Hence the need for the new church.
Construction on the church and an adjoining chancellery began in 2000 and continued until February. After Orthodox officials began complaining, inspectors found fault in the design, including the height of the church's towers, which had been planned to reach nearly 115 feet. The church has since lowered the height to 91 feet, but is still awaiting approval to proceed.
Since the building stopped, Orthodox officials have complained about the church, and twice groups of Orthodox believers have staged protests. "I want this church to serve all Christians," Father Vladimir said. "In the past, our churches were united. I want them to be united again, but this path is full of tortures."

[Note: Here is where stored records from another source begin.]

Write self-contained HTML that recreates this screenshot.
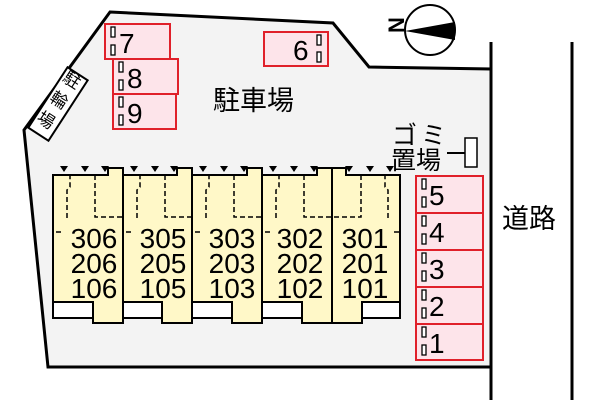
<!DOCTYPE html>
<html><head><meta charset="utf-8"><style>body{margin:0;background:#fff}svg{display:block}</style></head><body>
<svg width="600" height="400" viewBox="0 0 600 400" xmlns="http://www.w3.org/2000/svg" font-family="Liberation Sans, Noto Sans CJK JP, sans-serif">
<polygon points="110,12 333,23 369,67 491,69 491,367 48,367 24,130" fill="#f3f3f3" stroke="#000" stroke-width="3"/>
<line x1="491" y1="42" x2="491" y2="400" stroke="#000" stroke-width="3"/>
<line x1="572" y1="42" x2="572" y2="400" stroke="#000" stroke-width="3"/>
<circle cx="430" cy="30" r="25" fill="#fff" stroke="#000" stroke-width="2"/>
<polygon points="405,31 455,22 455,40" fill="#000"/>
<text x="394" y="39" font-size="22" font-weight="bold" transform="rotate(-90 396 31)">N</text>
<g fill="#fde4ea" stroke="#e0202a" stroke-width="2">
<rect x="105" y="24" width="65" height="35"/><rect x="113" y="59" width="65" height="35"/><rect x="113" y="94" width="63" height="35"/>
<rect x="264" y="32" width="64" height="34"/>
<rect x="416" y="176" width="67" height="37"/><rect x="416" y="213" width="67" height="37"/><rect x="416" y="250" width="67" height="37"/><rect x="416" y="287" width="67" height="37"/><rect x="416" y="324" width="67" height="36"/>
</g>
<g fill="#fff" stroke="#000" stroke-width="1.3">
<rect x="111" y="27" width="4" height="10"/><rect x="111" y="45" width="4" height="10"/>
<rect x="119" y="62" width="4" height="10"/><rect x="119" y="80" width="4" height="10"/>
<rect x="119" y="97" width="4" height="10"/><rect x="119" y="115" width="4" height="10"/>
<rect x="317" y="35" width="4" height="10"/><rect x="317" y="52" width="4" height="10"/>
<rect x="422" y="179" width="4" height="10"/><rect x="422" y="197" width="4" height="10"/>
<rect x="422" y="216" width="4" height="10"/><rect x="422" y="234" width="4" height="10"/>
<rect x="422" y="253" width="4" height="10"/><rect x="422" y="271" width="4" height="10"/>
<rect x="422" y="290" width="4" height="10"/><rect x="422" y="308" width="4" height="10"/>
<rect x="422" y="327" width="4" height="10"/><rect x="422" y="345" width="4" height="10"/>
</g>
<g font-size="28" fill="#000">
<text x="119" y="53">7</text><text x="127" y="88">8</text><text x="127" y="123">9</text>
<text x="293" y="60">6</text>
<text x="429" y="205">5</text><text x="429" y="242">4</text><text x="429" y="279">3</text><text x="429" y="316">2</text><text x="429" y="353">1</text>
</g>
<text x="213" y="110" font-size="27">駐車場</text>
<text x="502" y="228" font-size="27">道路</text>
<text x="392" y="144" font-size="25" letter-spacing="4">ゴミ</text>
<text x="391" y="169" font-size="25">置場</text>
<line x1="447" y1="153" x2="465" y2="153" stroke="#000" stroke-width="2"/>
<rect x="465" y="138" width="12" height="29" fill="#fff" stroke="#000" stroke-width="1.5"/>
<g transform="translate(58,104) rotate(-57)">
<rect x="-36" y="-12" width="72" height="24" fill="#fff" stroke="#000" stroke-width="2"/>
</g>
<g font-size="17" text-anchor="middle">
<text x="72" y="86" transform="rotate(33 72 80)">駐</text>
<text x="59" y="106" transform="rotate(33 59 100)">輪</text>
<text x="46" y="126" transform="rotate(33 46 120)">場</text>
</g>
<g fill="#fff8c8" stroke="#000" stroke-width="2">
<polygon points="53,175 108,175 108,168 123,168 123,323 93,323 93,318 53,318"/>
<polygon points="123,175 177,175 177,168 192,168 192,323 162,323 162,318 123,318"/>
<polygon points="192,175 247,175 247,168 262,168 262,323 232,323 232,318 192,318"/>
<polygon points="262,175 317,175 317,168 332,168 332,323 302,323 302,318 262,318"/>
<polygon points="332,168 346,168 346,175 400,175 400,318 362,318 362,323 332,323"/>
</g>
<g fill="#fff" stroke="#000" stroke-width="2">
<rect x="53" y="302" width="40" height="16"/><rect x="123" y="302" width="39" height="16"/><rect x="192" y="302" width="40" height="16"/><rect x="262" y="302" width="40" height="16"/><rect x="362" y="302" width="38" height="16"/>
</g>
<g fill="none" stroke="#000" stroke-width="1.5" stroke-dasharray="5,3">
<path d="M67,218 V190 L70,187 V175 M95,175 V217 H123 M56,232 H62"/>
<path d="M137,218 V190 L140,187 V175 M165,175 V217 H192 M126,232 H132"/>
<path d="M206,218 V190 L209,187 V175 M234,175 V217 H262 M195,232 H201"/>
<path d="M276,218 V190 L279,187 V175 M304,175 V217 H332 M265,232 H271"/>
<path d="M388,218 V190 L385,187 V175 M361,175 V217 H332 M394,232 H400"/>
</g>
<g fill="#000">
<path d="M60,166h8l-4,6z M81,166h8l-4,6z M101,166h8l-4,6z M130,166h8l-4,6z M151,166h8l-4,6z M170,166h8l-4,6z M199,166h8l-4,6z M220,166h8l-4,6z M240,166h8l-4,6z M269,166h8l-4,6z M290,166h8l-4,6z M310,166h8l-4,6z M345,166h8l-4,6z M366,166h8l-4,6z M386,166h8l-4,6z"/>
</g>
<g font-size="28" text-anchor="middle" fill="#000">
<text x="94" y="248">306</text><text x="94" y="273">206</text><text x="94" y="298">106</text>
<text x="163" y="248">305</text><text x="163" y="273">205</text><text x="163" y="298">105</text>
<text x="232" y="248">303</text><text x="232" y="273">203</text><text x="232" y="298">103</text>
<text x="300" y="248">302</text><text x="300" y="273">202</text><text x="300" y="298">102</text>
<text x="365" y="248">301</text><text x="365" y="273">201</text><text x="365" y="298">101</text>
</g>
</svg>
</body></html>
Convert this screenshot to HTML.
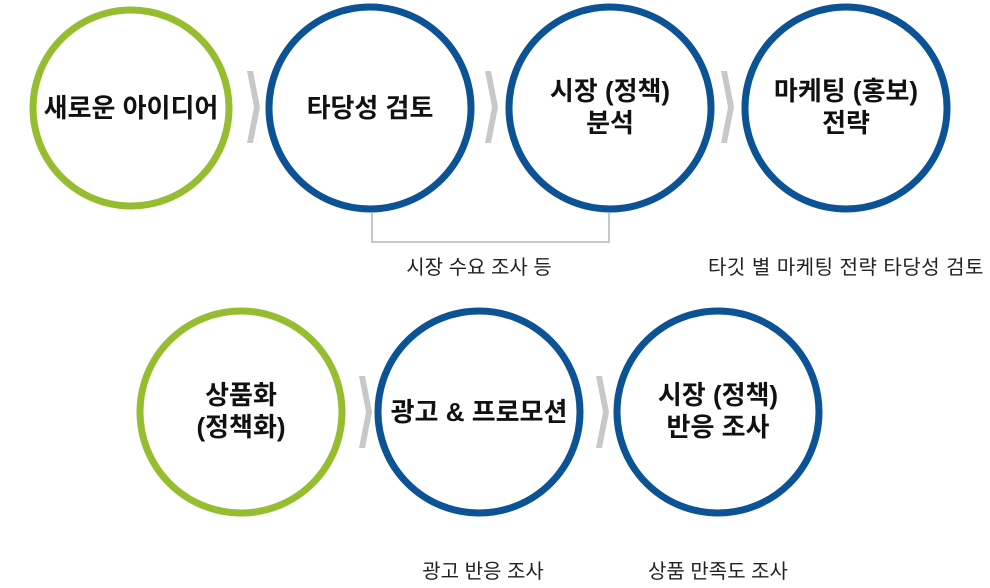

The Rev. Ioann Mukhanov, the Orthodox priest at Holy Trinity Cathedral here and the secretary of the diocese council, denied that there were tensions with the Catholics but acknowledged that church officials had registered protests with the local authorities to halt construction.
He then listed a series of grievances against the new church — from its size to its name, which is also to be Holy Trinity — and against the Catholic presence in Russia generally. Echoing complaints from Orthodox officials across Russia, he accused the Catholic Church of proselytizing, seeking converts among orphans, among others.
"It's obvious," he said, "that they are planning to interfere with children of our Orthodox families."
Not all among the Orthodox clerics are so adamant. The Rev. Andrei Davydov, the priest at the Cathedral of the Nativity of St. John the Baptist and a renowned iconographer, has offered to paint the altar of the new Catholic Church.
"All these frictions are mixed with politics," Father Andrei said as he interrupted work on a new fresco in his church, built in the 12th century. "On both sides, it's not as simple as it seems. It's very old, and it cannot be settled overnight."